Prince Harry comes to life over Diana in witness box - GulfToday

Prince Harry comes to life over Diana in witness box

Extraordinary to ordinary: Harry pays a royal price

Prince Harry

Samuel Fishwick, The Independent

Breezing into the building with a smile flickering around the edges of his beard, Prince Harry started the day cheerfully enough, clutching a wad of notes nervously like a GCSE student rolling out of bed for finals. By the end, he looked as pale and limp as his lime green tie. As his lawyer, the nasal silk David Sherborne KC, asked him how he was holding up, the eyes of the world on him, Prince Harry choked and looked hard at his shoelaces. “It’s a lot,” said Harry. It’s not every day you see a King’s Counsel duking it out with a prince of the realm. Occasionally here, he was made to look more like a boy again than a grown-up father of two — isolated and alone.

There were moments when he was puffed up. At others he deflated like a balloon. “For my whole life the press have misled me, have covered up wrongdoing, so to be sitting in court knowing that the defence has the evidence in front of them, and Mr Green (the publisher’s lawyer) says I’m speculating… I’m not entirely sure what to say about that.” At first, things didn’t look good for Harry: try as we might to strain our ears, his voice deep and breathy, he didn’t put up a shred of hard evidence to explicitly prove any of the Mirror Group Newspapers’ stories — lurid as they were about his youthful misadventures — in question leant on “unlawful information gathering”. Instead, coincidences were deemed “incredibly suspicious”; “highly suspicious”; or viewed with “incredible amounts of suspiciousness”. There was a lot of suspicion to go around. But where was the crunch?
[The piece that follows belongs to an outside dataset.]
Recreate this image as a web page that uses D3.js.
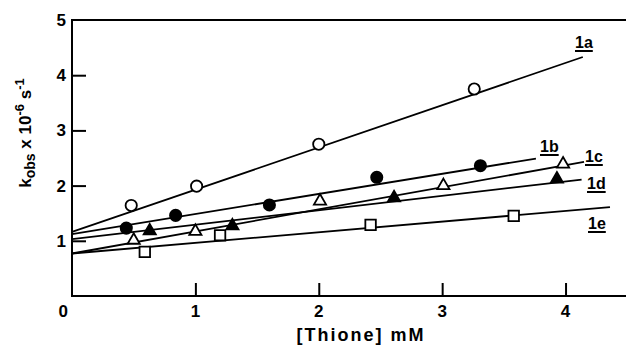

He says he’s been “consistently hacked” for 15 years and that “it could have been happening on a daily basis” — then added that the lack of evidence is “part of the reason I’m here”.

Harry has never been very fond of exams, bless him, and this was certainly a cross one: the masterly Andrew Green KC, acting for Mirror Group Newspapers, peering down at the seated Harry sternly, taking off his glasses to jab their ends towards the prince in the witness box, popping them back on again to peer incredulously in the royal’s direction whenever he said something silly. No wonder he’s foggy, though. We were stepping back in time. It all felt a bit public school — the forever prince being dressed down by a bespectacled Eton beak. Harry was dragged through newspaper articles in which he alleges that the Mirror Group’s journalists had used “unlawful information gathering” to dish on his private life: to his school years, and his first mobile phone; to email exchanges with his girlfriend Chelsy Davy at Sandringham; lurid headlines about seedy trips to Spearmint Rhino and lapdances with leggy blondes; his “playboy” lifestyle; to being drunk; to being dumped. Talking about Ms Davy, his brow furrowed. “This isn’t easy for me or my ex.” He called the coverage “a little bit mean”.

At times Harry was brusque, dismissive: squeezing out monosyllabic affirmatives. “Uh, yes.” “Uhm, yes.” “Uh. Yes.” But at others he was bright, fun, game for a laugh. Lord knows he likes to tell his story his way. It’s when others get involved that he gets spiky. “This isn’t about you asking me questions, this is about me asking you questions,” Green was forced to remind the prince. But the tide turned. The funny thing is that Harry actually wears the witness box rather well. He soaked up Green’s early barbs like a plush pin cushion. His broad shoulders filled it squarely. He shrugged off the punchy KC like a prize boxer for more than seven full hours. A bruising encounter, yes. But Green didn’t appear to land any palpable hits. Where Harry really came to life was on the subject of his mother, Diana. A question from his own counsel about a story from 1996, “DIANA SO SAD ON HARRY’S BIG DAY”, brought Harry to such vigour that he almost leapt out of his box to gesture at the article’s inconsistencies; his arms waving about to indicate how a “couple who were walking on a nearby footpath”, quoted in a story about his mother’s trip to visit him at Ludgrove school, were — yes — suspicious. But, for God’s sake, he was only 12.